── LISTING ──

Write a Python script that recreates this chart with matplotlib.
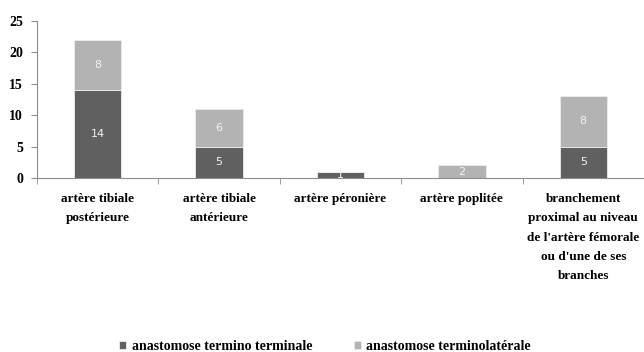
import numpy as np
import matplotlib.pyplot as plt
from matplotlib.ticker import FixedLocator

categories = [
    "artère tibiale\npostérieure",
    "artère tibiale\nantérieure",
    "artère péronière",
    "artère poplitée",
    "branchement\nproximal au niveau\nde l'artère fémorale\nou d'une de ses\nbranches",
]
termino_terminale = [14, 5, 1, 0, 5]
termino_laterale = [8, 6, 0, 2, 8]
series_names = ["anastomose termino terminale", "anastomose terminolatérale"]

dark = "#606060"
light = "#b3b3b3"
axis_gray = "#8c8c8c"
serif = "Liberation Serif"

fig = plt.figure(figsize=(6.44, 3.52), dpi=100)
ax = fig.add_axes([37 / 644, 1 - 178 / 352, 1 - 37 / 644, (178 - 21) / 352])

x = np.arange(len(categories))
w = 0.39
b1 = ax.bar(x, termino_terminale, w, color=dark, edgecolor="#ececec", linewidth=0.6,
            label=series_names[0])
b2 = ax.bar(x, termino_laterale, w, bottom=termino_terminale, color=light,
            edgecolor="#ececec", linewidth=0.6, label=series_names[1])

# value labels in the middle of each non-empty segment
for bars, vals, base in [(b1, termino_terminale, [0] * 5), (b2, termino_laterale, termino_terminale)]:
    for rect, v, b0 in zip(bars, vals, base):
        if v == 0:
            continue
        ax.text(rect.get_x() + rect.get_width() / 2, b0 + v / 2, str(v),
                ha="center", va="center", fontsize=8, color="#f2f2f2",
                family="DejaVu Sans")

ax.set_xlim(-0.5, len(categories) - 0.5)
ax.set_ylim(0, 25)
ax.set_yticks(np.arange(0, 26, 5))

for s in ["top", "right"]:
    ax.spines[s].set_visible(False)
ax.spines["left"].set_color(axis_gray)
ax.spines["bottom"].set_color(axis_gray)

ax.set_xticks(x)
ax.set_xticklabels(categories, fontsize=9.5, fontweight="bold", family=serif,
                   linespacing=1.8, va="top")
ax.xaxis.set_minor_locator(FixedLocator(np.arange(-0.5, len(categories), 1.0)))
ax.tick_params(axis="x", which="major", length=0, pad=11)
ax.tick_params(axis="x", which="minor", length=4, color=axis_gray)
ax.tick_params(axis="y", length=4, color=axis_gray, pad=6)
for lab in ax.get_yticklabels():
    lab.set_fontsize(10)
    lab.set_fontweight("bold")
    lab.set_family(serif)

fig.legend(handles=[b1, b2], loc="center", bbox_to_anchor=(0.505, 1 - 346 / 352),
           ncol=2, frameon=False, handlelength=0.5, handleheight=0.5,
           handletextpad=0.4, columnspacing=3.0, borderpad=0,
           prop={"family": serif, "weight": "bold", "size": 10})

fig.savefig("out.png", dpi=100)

───
── LISTING ──

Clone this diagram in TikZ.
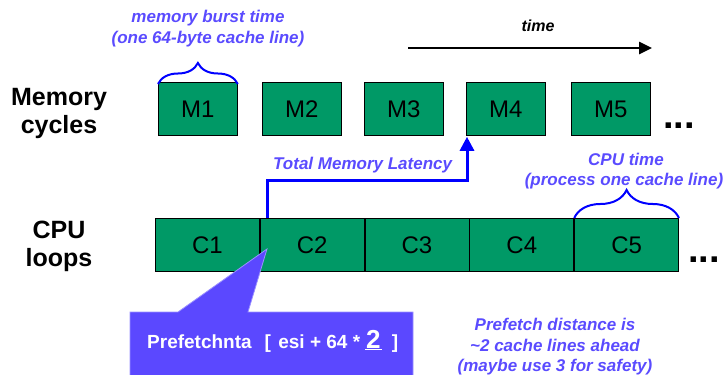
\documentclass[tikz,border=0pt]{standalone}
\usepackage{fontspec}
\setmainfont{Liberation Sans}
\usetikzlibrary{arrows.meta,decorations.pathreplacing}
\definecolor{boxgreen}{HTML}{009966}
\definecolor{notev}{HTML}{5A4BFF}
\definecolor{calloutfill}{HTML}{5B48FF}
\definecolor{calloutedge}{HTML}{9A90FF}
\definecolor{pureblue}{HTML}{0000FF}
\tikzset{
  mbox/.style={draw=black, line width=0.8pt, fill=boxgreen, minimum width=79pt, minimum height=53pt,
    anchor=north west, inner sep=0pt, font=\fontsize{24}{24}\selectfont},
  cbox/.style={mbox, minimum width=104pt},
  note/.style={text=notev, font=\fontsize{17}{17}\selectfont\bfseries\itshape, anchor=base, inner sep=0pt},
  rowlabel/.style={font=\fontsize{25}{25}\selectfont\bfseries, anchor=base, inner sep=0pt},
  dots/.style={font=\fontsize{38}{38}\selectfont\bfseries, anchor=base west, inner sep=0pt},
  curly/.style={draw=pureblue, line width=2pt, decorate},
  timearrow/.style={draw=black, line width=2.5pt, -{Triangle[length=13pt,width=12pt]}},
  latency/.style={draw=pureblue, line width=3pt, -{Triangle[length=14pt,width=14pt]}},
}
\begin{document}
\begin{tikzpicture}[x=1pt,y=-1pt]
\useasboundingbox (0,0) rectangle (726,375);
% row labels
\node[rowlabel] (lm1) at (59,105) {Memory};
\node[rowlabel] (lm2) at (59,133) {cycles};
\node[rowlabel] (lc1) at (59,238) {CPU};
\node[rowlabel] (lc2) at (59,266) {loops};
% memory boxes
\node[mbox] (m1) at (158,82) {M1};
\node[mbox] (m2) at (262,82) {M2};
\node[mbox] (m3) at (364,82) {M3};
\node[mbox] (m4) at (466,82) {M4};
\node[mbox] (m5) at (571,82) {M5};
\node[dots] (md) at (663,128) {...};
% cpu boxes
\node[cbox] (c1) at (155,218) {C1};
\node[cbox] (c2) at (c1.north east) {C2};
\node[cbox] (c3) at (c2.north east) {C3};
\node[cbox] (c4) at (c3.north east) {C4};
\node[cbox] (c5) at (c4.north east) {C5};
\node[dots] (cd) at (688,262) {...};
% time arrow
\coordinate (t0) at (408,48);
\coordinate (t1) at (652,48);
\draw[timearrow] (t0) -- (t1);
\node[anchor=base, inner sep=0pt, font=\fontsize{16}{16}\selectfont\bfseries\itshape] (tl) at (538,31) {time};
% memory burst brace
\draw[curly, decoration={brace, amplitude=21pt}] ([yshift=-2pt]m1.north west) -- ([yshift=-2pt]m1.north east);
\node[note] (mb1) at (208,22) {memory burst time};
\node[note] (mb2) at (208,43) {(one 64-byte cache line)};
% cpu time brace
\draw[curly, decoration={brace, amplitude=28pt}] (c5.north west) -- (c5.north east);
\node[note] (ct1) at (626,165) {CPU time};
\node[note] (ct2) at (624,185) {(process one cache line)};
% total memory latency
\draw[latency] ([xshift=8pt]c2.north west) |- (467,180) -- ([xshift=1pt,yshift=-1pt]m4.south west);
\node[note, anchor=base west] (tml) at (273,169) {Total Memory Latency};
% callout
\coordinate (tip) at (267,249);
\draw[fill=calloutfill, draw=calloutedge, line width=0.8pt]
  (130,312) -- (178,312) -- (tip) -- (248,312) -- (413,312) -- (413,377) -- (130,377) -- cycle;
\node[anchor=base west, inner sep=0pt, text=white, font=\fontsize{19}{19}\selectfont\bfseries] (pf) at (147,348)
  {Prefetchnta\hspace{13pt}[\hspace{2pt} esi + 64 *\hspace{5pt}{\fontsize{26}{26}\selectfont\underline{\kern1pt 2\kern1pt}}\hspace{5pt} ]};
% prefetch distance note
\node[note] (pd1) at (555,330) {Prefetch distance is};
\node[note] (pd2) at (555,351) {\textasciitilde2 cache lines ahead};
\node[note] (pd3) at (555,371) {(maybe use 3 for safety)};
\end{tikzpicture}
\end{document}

───

:: INSTRUCTIONS TO FOLLOW ::
In the listing above, find the line containing "Write a Python" and the line containing "from matplotlib.ticker import FixedLocator", then write out both of them and every line between, exactly, with no pictures.

:: COMPLETED TASK ::
Write a Python script that recreates this chart with matplotlib.
import numpy as np
import matplotlib.pyplot as plt
from matplotlib.ticker import FixedLocator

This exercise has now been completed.